▶ SET PROBLEM:
Write out all lines holding the word "chart".

▶ EXTRACTED RECORDS:
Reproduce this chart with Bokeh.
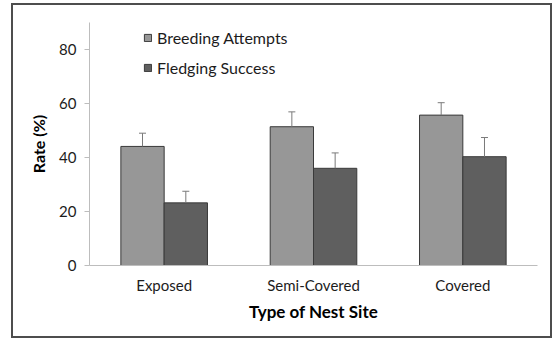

...

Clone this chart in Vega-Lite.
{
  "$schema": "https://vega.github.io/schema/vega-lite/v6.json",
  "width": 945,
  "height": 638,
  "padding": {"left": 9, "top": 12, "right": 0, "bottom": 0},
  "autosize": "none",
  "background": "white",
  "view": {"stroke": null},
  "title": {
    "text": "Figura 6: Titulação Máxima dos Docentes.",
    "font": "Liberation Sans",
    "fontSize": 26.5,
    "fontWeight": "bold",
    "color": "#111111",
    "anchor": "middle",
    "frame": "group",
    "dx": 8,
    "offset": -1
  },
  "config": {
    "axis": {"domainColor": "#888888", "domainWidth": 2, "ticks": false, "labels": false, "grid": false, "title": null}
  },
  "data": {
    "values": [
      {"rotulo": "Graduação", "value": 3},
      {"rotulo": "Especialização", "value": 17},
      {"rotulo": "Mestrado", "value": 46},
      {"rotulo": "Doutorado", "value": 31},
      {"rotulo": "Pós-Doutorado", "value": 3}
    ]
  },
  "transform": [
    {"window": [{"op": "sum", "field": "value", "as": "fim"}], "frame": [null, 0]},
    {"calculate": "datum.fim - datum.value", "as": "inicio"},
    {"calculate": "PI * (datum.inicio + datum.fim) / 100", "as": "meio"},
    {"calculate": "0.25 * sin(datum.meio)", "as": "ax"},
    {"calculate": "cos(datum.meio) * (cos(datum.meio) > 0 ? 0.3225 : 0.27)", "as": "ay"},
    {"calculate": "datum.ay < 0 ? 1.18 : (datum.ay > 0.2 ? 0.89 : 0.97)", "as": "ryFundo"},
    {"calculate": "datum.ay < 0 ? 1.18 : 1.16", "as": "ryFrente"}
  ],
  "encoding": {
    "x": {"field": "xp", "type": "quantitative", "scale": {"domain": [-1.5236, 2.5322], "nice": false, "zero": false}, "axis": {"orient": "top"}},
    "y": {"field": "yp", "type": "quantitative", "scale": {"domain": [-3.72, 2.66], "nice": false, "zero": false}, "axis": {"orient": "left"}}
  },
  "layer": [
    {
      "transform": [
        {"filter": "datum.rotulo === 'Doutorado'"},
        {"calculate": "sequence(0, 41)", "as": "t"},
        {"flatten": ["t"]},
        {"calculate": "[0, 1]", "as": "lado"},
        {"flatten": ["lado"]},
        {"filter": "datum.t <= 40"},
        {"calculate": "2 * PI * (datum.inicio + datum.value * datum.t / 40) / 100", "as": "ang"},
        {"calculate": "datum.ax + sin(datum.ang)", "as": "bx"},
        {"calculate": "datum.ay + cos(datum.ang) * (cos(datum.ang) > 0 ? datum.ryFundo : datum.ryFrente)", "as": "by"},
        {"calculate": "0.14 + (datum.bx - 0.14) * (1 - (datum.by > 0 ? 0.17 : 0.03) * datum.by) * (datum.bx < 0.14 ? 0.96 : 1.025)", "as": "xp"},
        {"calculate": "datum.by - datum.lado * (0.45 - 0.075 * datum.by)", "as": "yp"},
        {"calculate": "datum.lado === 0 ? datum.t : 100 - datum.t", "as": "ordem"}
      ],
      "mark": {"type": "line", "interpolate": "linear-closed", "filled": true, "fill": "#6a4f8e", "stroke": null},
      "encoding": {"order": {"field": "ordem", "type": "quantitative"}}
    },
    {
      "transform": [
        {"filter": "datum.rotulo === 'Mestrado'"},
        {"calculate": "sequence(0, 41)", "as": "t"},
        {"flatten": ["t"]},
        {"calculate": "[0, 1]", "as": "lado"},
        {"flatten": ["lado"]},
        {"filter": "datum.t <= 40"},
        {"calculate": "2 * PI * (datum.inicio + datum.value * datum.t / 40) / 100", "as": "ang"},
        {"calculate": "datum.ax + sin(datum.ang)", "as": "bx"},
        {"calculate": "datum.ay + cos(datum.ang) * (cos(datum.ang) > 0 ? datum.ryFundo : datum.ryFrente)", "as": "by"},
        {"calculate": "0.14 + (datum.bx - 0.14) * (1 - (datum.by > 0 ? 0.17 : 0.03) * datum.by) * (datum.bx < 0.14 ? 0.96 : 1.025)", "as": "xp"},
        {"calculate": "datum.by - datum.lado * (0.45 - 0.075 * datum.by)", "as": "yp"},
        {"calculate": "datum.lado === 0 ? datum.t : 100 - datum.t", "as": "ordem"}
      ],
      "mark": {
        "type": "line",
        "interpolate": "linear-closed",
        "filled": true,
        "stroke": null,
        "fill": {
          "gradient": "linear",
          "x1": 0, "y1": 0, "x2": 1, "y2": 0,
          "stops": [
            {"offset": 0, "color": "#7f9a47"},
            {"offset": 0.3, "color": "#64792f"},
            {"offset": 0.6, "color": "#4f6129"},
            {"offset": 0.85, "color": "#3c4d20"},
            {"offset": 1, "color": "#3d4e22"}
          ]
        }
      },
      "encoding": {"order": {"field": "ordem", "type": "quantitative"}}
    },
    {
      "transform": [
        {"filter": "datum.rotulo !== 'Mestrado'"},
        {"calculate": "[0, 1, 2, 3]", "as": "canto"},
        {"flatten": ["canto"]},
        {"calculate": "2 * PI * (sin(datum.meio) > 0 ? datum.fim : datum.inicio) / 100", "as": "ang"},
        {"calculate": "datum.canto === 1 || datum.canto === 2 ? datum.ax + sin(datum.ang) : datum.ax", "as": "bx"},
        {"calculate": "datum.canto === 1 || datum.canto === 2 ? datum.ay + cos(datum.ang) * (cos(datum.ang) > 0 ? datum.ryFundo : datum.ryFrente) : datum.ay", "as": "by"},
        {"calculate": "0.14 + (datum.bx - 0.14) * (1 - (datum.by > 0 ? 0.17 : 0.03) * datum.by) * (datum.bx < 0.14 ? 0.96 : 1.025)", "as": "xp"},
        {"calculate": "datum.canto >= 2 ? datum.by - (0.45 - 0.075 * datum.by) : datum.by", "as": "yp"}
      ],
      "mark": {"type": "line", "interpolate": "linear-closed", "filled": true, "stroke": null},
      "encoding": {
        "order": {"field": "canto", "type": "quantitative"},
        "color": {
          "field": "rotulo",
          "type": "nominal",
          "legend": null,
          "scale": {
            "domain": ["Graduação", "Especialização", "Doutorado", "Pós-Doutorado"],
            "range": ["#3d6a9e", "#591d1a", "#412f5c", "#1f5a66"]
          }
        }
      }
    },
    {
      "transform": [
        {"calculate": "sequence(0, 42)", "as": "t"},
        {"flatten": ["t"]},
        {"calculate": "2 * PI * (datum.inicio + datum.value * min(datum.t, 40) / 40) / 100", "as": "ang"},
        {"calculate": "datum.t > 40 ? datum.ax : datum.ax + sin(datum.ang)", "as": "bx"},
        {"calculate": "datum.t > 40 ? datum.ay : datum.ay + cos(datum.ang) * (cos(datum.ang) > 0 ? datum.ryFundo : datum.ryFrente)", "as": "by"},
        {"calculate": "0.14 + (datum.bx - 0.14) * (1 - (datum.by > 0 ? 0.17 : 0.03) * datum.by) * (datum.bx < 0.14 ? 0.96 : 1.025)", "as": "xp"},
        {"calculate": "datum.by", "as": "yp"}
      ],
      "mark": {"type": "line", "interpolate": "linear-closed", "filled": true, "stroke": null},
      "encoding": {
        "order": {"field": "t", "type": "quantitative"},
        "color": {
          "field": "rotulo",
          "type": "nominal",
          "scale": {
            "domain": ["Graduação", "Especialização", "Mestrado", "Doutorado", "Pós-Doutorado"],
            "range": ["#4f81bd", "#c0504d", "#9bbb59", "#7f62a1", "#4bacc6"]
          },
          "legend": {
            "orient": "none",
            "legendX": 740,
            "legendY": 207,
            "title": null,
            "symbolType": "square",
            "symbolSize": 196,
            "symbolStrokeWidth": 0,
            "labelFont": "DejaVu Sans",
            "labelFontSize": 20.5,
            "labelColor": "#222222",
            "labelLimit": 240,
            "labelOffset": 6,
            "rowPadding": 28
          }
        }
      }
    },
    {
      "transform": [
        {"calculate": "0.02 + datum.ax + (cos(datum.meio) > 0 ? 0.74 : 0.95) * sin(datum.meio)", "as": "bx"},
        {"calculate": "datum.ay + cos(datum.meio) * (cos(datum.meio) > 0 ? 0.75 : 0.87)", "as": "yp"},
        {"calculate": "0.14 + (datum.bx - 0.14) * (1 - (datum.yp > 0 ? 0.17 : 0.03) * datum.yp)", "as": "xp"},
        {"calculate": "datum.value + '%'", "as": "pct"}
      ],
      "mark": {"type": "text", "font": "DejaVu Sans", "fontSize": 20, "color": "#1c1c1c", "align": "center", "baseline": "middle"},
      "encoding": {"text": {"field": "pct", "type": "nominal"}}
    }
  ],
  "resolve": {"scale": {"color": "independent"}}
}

▶ TASK OUTPUT:
Reproduce this chart with Bokeh.
Clone this chart in Vega-Lite.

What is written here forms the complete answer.